-- BEGIN THE DATA --

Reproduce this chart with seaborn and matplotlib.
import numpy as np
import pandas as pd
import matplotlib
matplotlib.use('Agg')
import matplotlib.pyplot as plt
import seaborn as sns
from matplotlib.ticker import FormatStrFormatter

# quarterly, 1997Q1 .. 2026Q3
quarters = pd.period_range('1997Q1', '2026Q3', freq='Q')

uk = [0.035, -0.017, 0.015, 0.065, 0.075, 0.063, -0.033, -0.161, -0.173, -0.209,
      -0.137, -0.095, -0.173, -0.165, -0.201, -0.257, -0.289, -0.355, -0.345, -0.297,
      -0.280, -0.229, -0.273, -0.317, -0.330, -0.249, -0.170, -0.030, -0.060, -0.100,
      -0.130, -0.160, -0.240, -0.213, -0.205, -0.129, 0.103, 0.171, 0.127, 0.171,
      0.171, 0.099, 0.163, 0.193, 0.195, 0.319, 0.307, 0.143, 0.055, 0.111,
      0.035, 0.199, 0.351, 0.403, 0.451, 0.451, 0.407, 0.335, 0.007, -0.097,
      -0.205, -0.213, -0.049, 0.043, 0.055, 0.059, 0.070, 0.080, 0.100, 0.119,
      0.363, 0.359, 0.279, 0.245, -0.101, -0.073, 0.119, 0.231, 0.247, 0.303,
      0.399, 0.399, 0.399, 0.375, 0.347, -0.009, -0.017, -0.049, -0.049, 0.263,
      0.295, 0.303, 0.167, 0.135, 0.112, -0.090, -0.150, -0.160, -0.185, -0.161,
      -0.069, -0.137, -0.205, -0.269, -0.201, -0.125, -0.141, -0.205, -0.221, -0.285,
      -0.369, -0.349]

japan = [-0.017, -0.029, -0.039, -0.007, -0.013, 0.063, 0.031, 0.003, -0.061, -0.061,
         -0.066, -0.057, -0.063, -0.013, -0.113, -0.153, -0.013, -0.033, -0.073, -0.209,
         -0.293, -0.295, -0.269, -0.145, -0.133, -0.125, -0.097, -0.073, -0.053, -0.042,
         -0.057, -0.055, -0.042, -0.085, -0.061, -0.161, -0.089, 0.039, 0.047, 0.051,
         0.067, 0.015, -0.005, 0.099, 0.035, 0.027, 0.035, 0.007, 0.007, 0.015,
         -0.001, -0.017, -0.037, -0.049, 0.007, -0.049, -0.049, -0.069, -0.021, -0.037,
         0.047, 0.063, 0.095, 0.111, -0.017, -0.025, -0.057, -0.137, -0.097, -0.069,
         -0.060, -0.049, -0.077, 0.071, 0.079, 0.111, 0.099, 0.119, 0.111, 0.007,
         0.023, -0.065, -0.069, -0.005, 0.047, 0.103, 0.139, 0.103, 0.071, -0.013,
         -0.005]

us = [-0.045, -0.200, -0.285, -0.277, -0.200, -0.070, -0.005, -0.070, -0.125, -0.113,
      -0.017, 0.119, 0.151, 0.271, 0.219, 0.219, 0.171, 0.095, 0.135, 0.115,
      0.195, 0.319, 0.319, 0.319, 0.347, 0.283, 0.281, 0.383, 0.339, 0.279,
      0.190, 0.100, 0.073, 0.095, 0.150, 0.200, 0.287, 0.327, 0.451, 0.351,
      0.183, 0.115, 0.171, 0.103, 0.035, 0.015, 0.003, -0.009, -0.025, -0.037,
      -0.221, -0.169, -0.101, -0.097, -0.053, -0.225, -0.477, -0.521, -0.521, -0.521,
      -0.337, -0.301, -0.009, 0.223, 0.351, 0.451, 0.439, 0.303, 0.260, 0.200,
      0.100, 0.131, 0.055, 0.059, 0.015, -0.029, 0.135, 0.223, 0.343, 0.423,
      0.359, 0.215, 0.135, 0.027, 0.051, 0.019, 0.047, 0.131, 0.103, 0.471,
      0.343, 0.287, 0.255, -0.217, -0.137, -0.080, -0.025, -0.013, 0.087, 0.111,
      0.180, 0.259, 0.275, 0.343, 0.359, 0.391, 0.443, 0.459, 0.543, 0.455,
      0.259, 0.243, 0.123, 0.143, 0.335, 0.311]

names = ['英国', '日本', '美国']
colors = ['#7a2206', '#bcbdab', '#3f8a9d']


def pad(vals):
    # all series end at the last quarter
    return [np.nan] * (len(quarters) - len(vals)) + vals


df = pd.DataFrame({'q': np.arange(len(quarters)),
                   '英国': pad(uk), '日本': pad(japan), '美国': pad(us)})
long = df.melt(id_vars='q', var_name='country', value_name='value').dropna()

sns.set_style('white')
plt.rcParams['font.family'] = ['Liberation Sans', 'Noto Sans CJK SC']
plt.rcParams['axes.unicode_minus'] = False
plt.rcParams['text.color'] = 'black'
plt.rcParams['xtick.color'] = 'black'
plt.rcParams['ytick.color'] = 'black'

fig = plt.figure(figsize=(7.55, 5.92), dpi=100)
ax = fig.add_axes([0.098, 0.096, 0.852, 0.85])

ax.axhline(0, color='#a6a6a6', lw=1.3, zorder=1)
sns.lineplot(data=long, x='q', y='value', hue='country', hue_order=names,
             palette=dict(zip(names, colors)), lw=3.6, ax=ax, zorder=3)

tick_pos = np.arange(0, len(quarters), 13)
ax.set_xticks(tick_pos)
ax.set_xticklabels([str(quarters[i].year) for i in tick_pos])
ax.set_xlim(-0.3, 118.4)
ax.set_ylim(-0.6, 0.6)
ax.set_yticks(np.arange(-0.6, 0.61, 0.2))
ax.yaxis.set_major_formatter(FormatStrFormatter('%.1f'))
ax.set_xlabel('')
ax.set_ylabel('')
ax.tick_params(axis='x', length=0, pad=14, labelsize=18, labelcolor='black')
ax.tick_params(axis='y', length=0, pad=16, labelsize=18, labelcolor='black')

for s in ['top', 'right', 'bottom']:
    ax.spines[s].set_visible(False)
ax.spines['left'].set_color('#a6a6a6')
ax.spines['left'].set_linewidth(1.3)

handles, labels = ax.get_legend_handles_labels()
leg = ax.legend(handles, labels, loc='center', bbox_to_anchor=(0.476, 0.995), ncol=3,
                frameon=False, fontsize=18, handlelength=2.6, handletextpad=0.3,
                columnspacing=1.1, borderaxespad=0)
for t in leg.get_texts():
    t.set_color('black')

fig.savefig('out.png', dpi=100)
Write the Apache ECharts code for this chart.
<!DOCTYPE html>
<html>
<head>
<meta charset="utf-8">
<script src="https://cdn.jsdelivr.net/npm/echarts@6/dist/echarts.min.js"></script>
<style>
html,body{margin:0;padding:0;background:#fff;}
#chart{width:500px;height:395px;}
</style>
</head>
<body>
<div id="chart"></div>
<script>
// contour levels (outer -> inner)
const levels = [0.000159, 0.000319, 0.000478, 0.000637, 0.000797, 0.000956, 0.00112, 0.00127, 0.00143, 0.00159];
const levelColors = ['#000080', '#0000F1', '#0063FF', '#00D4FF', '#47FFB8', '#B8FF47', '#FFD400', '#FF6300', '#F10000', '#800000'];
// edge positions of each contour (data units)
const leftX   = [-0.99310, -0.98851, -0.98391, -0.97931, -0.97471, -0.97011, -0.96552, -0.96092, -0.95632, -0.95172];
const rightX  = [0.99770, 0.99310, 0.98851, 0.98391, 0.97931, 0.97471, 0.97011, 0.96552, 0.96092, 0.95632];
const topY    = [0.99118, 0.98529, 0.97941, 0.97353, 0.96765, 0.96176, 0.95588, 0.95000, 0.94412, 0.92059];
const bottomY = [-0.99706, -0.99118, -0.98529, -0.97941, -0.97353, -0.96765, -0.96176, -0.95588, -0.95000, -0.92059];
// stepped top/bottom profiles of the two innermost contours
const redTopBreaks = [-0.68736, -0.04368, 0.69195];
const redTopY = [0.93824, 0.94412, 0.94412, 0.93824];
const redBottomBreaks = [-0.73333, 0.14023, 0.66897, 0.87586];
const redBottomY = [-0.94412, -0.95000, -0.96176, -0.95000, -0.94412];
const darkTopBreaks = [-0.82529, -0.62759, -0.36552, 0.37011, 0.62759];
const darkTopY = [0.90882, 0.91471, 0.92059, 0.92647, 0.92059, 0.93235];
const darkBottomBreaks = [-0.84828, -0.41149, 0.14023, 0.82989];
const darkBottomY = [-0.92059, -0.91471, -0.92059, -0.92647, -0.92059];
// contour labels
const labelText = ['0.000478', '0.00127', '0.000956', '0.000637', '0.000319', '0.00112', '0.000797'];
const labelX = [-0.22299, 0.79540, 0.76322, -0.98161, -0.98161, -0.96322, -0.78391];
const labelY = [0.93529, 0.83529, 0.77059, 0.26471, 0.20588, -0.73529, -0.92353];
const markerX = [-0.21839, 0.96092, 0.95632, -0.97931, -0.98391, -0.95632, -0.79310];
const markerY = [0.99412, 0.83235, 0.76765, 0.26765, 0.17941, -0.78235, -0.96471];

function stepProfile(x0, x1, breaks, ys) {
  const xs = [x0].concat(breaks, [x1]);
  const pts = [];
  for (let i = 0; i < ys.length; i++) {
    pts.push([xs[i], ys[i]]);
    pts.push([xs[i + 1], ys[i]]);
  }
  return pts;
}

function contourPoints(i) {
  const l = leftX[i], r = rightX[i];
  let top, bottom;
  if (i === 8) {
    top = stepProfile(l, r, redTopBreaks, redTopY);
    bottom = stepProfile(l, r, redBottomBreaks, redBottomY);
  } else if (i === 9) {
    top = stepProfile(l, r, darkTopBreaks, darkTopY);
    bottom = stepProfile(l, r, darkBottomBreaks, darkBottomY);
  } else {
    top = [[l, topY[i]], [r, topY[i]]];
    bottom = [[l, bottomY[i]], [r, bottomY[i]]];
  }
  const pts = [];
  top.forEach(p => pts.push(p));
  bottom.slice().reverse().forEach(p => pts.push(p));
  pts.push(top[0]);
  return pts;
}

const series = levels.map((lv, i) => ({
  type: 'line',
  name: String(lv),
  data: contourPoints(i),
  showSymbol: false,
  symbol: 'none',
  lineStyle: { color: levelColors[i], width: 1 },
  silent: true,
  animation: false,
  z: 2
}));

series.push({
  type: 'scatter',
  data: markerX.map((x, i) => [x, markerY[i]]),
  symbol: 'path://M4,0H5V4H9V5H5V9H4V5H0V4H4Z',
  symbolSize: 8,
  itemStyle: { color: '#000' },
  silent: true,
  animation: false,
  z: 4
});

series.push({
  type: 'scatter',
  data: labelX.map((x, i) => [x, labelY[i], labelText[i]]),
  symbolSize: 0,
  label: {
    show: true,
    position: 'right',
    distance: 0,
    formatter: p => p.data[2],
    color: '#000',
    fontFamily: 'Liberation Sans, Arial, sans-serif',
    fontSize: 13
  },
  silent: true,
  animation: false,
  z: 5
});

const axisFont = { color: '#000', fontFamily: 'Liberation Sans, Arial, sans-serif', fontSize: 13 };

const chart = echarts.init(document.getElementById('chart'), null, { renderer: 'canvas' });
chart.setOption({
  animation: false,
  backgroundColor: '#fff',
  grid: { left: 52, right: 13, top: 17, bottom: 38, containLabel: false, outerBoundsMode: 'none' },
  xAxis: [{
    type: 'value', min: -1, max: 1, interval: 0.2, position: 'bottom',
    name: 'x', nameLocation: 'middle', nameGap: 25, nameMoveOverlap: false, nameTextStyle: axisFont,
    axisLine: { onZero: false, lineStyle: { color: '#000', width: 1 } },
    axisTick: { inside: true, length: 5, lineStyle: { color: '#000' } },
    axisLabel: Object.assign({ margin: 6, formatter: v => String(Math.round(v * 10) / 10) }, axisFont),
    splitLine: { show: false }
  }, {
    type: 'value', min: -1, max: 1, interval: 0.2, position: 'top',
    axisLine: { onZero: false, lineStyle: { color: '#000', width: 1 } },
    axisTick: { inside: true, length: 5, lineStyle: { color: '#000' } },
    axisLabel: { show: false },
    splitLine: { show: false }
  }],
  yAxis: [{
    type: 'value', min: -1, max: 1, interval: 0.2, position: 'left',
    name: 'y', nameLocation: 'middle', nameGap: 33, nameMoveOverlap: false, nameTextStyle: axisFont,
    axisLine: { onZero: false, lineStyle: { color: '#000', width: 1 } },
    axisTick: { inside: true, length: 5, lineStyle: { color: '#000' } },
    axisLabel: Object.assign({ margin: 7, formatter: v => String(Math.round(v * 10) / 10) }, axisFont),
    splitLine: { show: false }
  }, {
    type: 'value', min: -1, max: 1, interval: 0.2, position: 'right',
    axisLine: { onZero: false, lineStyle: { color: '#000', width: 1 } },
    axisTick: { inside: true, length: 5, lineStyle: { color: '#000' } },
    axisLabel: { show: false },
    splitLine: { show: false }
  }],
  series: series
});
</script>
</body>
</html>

-- END THE DATA --

WHAT IS ASKED →
Return the opening line of the data and every line after it through the line containing "quarters = pd.period_range('1997Q1', '2026Q3', freq='Q')", please, exactly as written and with nothing added.

THE RESULT →
Reproduce this chart with seaborn and matplotlib.
import numpy as np
import pandas as pd
import matplotlib
matplotlib.use('Agg')
import matplotlib.pyplot as plt
import seaborn as sns
from matplotlib.ticker import FormatStrFormatter

# quarterly, 1997Q1 .. 2026Q3
quarters = pd.period_range('1997Q1', '2026Q3', freq='Q')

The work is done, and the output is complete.